▸ **Record extracts**
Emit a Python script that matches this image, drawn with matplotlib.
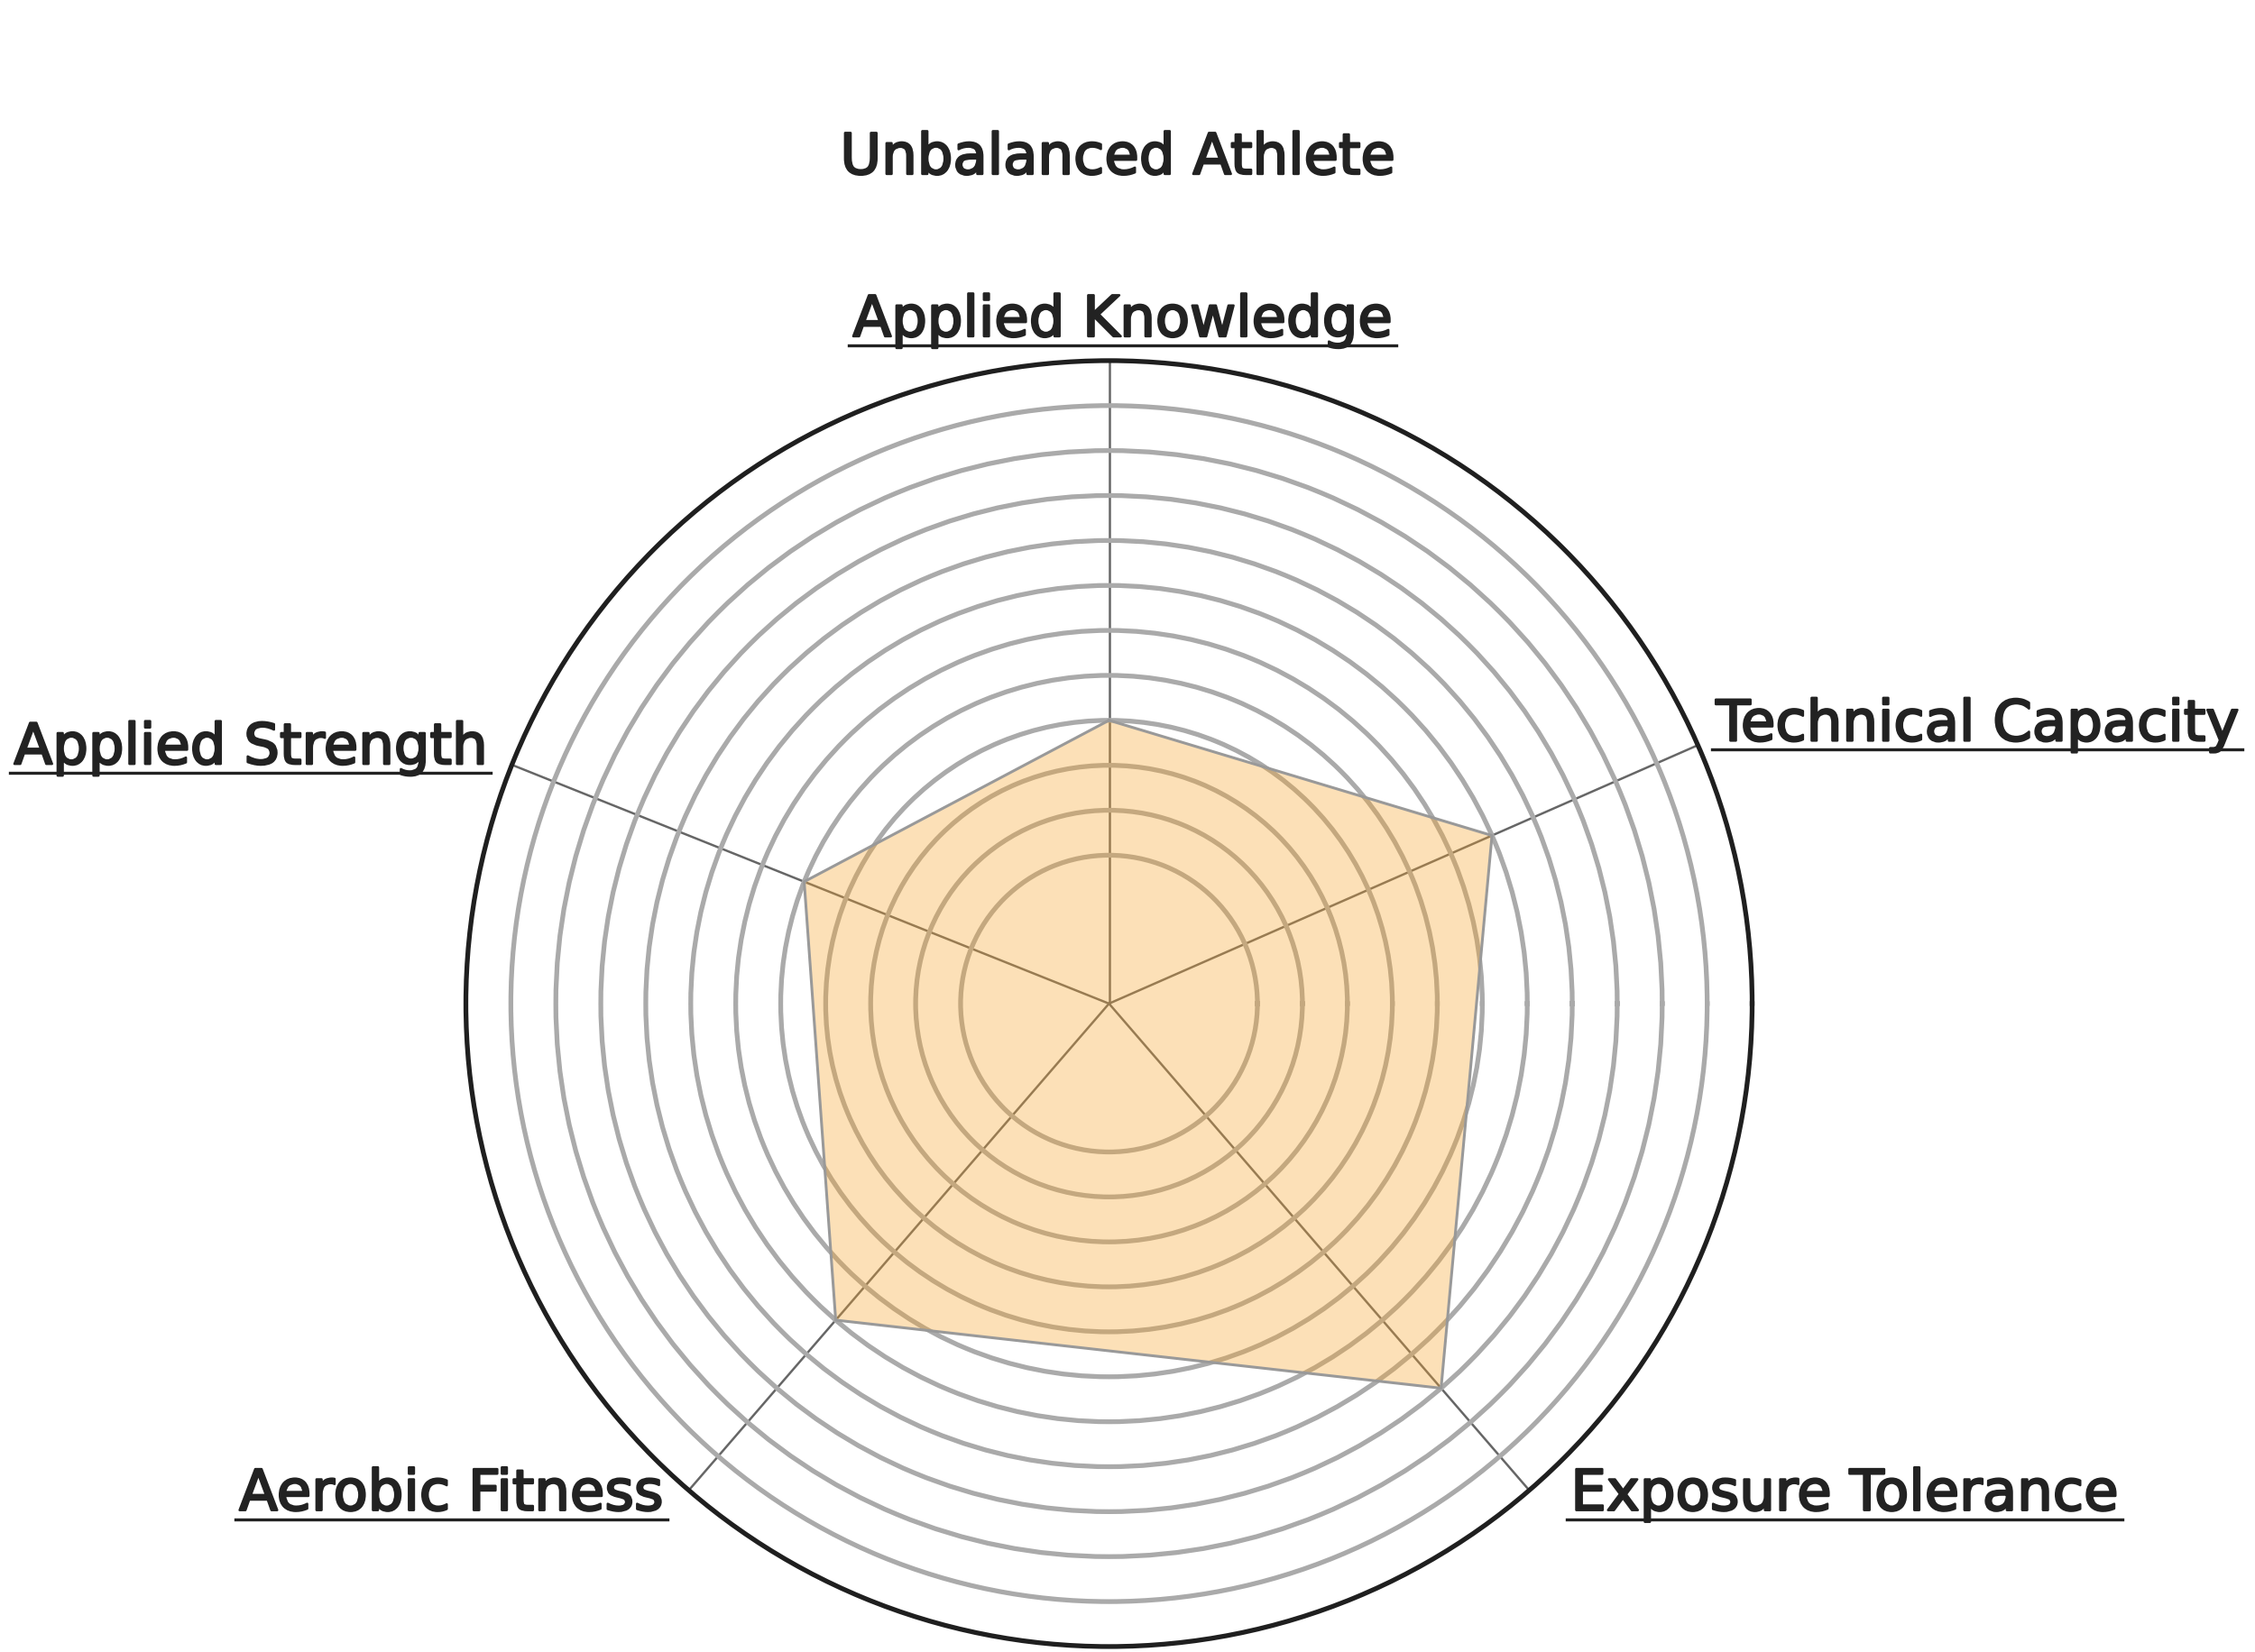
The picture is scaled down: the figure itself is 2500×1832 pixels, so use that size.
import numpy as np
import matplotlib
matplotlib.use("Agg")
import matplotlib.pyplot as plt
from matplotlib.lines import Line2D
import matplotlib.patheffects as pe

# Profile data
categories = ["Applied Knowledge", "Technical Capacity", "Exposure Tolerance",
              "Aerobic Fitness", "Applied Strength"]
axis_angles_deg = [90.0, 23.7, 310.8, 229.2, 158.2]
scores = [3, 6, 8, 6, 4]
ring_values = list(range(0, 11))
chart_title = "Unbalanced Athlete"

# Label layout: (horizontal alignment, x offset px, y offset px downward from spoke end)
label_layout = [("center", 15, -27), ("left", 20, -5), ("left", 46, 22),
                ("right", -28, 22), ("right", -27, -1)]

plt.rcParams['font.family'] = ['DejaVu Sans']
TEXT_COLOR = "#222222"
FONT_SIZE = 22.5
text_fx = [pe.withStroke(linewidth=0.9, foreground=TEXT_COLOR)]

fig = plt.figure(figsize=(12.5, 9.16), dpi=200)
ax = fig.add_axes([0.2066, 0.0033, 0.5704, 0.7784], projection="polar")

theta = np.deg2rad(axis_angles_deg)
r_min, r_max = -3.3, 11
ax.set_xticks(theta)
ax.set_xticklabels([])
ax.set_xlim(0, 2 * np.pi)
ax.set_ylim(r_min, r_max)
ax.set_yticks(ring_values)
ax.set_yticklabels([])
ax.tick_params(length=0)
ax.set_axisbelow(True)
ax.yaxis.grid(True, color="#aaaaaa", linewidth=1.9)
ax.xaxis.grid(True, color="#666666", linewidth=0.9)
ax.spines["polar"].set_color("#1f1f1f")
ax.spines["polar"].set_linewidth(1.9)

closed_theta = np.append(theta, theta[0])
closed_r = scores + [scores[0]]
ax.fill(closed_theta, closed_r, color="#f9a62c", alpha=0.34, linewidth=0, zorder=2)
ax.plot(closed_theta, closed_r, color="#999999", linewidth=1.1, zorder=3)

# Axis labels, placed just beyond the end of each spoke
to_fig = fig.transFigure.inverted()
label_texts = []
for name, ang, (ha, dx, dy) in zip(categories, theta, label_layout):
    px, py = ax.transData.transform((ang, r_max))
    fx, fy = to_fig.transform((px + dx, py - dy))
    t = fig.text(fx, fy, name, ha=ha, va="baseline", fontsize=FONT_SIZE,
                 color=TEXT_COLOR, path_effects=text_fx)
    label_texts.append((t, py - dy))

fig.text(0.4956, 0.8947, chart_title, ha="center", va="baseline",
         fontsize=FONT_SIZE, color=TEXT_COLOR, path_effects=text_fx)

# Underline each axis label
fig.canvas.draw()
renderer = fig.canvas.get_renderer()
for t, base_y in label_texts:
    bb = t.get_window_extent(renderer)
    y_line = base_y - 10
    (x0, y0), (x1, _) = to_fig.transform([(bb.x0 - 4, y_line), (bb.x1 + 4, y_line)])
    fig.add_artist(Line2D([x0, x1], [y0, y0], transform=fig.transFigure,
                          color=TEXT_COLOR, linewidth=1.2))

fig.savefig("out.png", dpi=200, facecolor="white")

==

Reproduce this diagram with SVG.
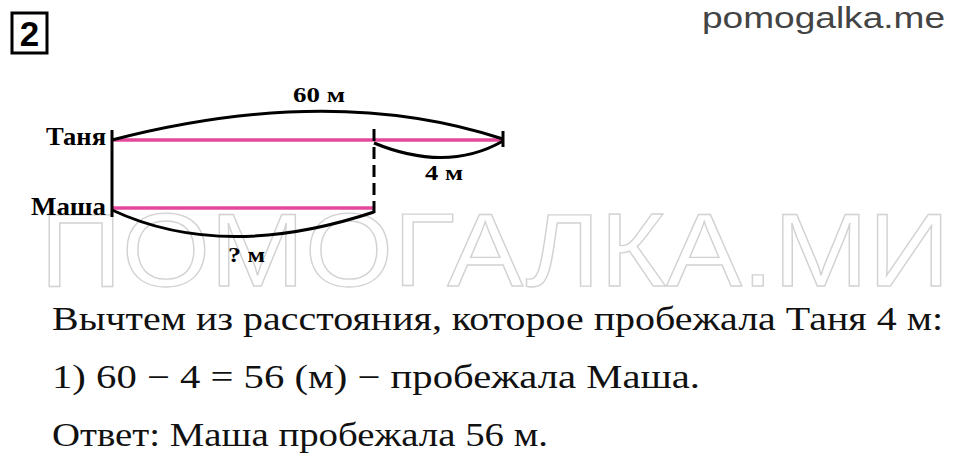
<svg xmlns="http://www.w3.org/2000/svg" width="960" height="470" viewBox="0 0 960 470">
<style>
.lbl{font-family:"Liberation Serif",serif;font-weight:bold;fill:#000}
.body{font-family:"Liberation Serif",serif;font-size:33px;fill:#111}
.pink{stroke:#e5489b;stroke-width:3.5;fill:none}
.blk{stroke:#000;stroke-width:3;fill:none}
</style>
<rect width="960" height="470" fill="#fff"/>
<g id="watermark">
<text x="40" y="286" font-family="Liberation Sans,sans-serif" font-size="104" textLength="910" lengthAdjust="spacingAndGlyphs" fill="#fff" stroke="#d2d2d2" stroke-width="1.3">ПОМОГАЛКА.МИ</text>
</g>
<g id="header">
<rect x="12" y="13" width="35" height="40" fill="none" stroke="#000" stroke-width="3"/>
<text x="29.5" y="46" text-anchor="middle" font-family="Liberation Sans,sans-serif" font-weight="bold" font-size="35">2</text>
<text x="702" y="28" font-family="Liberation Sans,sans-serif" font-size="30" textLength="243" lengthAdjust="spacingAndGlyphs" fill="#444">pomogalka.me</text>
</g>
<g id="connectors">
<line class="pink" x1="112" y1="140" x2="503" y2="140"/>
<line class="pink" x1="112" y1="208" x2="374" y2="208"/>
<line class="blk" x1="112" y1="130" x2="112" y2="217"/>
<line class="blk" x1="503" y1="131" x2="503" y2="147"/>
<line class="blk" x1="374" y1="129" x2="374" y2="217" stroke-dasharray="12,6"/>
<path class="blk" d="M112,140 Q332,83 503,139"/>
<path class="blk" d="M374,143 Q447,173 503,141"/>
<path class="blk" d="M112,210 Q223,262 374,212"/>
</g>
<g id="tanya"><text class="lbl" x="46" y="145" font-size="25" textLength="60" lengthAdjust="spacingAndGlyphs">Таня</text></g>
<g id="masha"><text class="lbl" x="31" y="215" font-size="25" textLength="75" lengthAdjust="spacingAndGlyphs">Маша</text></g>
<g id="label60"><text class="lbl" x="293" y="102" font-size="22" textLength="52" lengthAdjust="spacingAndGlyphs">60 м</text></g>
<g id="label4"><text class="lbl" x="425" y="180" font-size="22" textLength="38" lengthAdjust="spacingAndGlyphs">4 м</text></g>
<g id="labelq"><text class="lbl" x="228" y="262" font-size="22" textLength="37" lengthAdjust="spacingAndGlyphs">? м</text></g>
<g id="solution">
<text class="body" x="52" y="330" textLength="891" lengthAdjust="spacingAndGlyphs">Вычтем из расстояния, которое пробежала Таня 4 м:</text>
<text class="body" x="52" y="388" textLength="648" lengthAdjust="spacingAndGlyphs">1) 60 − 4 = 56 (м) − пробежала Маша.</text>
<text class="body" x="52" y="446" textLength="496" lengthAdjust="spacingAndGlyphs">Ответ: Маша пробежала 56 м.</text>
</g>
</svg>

---

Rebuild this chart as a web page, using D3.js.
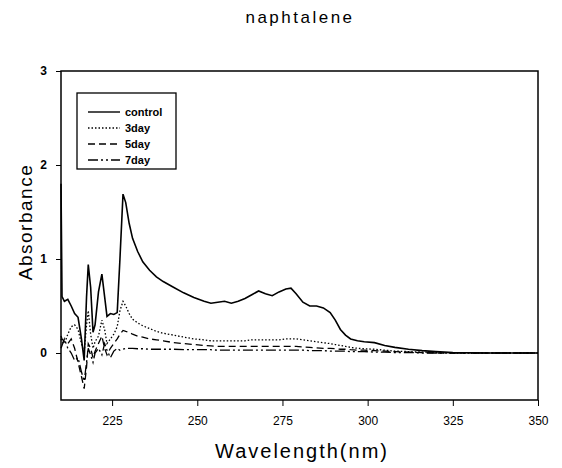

▸ **Goal of the exercise**
Pictures in the material above should be skipped; print exactly the lines from the one with "Emit a Python" through the one with "import matplotlib.patheffects as pe".

▸ **Response to this exercise**
Emit a Python script that matches this image, drawn with matplotlib.
The picture is scaled down: the figure itself is 2500×1832 pixels, so use that size.
import numpy as np
import matplotlib
matplotlib.use("Agg")
import matplotlib.pyplot as plt
from matplotlib.lines import Line2D
import matplotlib.patheffects as pe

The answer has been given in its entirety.